Listen, I've watched my karma for most of my adult life. Meaning I don't act in ways that may harm or bring hardship to others. All of my life I've adhered to the commonsense commandments of our Lord…who ever that is, Jesus or Mithra, it's all one God, many names, one creator.

 

So why in the fuck am I in the situation I am in today? Talk about kicking a person while they're down, you guys are killing me. It isn't funny or a joke. This shit has to stop, either it does or I do. There is no way I can take a month more of this shit. Hopefully, the future of humanity doesn't depend on me or we just might be screwed.

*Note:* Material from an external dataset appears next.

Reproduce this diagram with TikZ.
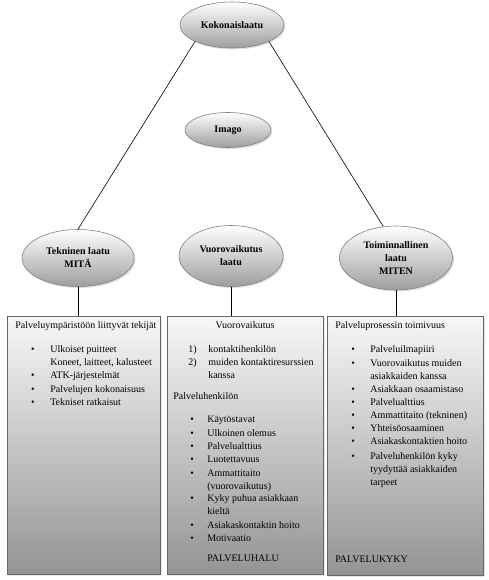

Is my failure also the failure of the human race? If so, I'm damned sorry for that, wish someone would have told me who I was years ago. Maybe we might be celebrating right now, if I had not pissed off God. Did I live a proper life? Why am I facing down my own firing squad right now? Make it stop, I'm tired of fighting for my life every single moment of every day, for what I ask? To be abused again every single day. Let me rest from the 8-year marathon called a miracle in California. Why was my life spared again and again just to do this to me in the end? Don't spare it again please. Didn't Adam go into a deep deep sleep? hook me up and wake me when the shit that is my life has fixed itself. That's all for the rant, as usually the case, I expect no answers. The AI will pop up and shill me, it's the only thing that actually keeps track of my misery. Lets see how many edibles I can eat before hitting the tootsie roll center.